Swarthmore announced Tuesday that it would not consider the essay section of the soon-to-be redesigned SAT, nor the essay on its counterpart, the ACT. It will, however, continue to require students to submit an essay on "Why Swarthmore" with their applications.

The College Board, owner of the SAT, announced more than a year ago that the essay portion would become optional when the redesigned SAT is introduced in early 2016. The essay portion already had been optional for the ACT.

While many other colleges have already ignored or placed little value on the previous essay section of the SAT, Swarthmore continued to use it.
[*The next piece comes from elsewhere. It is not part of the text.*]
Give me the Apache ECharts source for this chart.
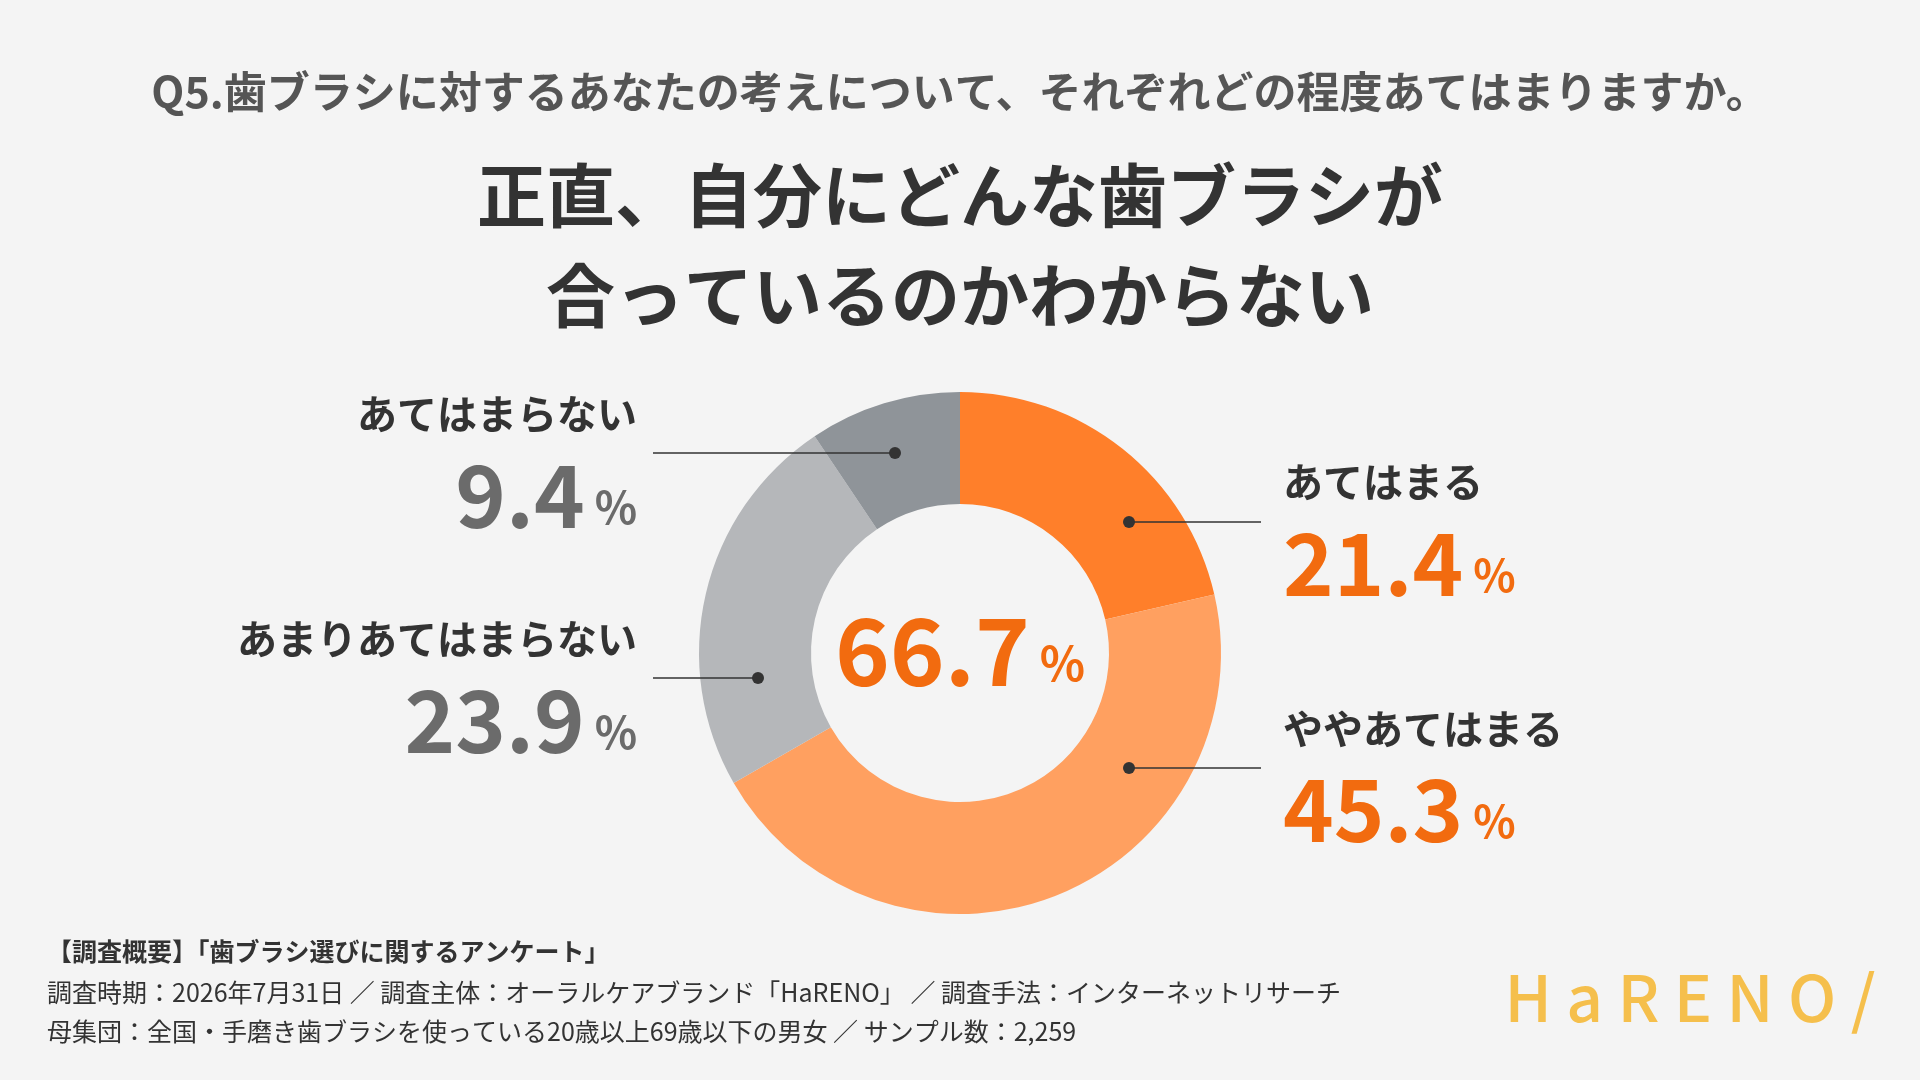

"We value writing, and it is of critical importance in being a successful college student," said Jim Bock, Swarthmore's vice president and dean of admissions.

The essay scores, however, correlated so little to academic success at the college that it did not make sense to continue to consider them, Bock said.

Penn, in a statement issued in late July, made a similar assertion about the value of essays in announcing it would no longer require the essay portion of the ACT or SAT.

"Our internal analysis as well as a review of the extensive research provided by the College Board showed that the essay component of the SAT was the least predictive element of the overall writing section of the SAT," Eric Furda, Penn's dean of admissions, said in a statement.

Furda said data gleaned from the essay were not worth the additional fees students would have to pay to take the essay in the redesigned SAT or the time required of staff to review the essays.

He said the admissions department would continue to look for evidence of strong writing in academic records and other parts of the application.

Some other colleges that require the essay, including Haverford, have not yet decided whether to consider the new SAT essay.

"Most of the schools that we overlap with for applicants look like they are going in the same direction" as Penn and Swarthmore, said Jess Lord, dean of admission at Haverford, noting Amherst, Pomona, and Williams Colleges and Brown University.

Other elite universities, Lord said, including Princeton, Yale, and Stanford, plan on continuing the essay requirement.

Swarthmore began decreasing emphasis on essays last year, when it dropped one essay and halved the word requirement for another. Applications to the university then soared.

Bock said Swarthmore was striving to place the right emphasis on writing.

"We continue to tweak and assess," he said.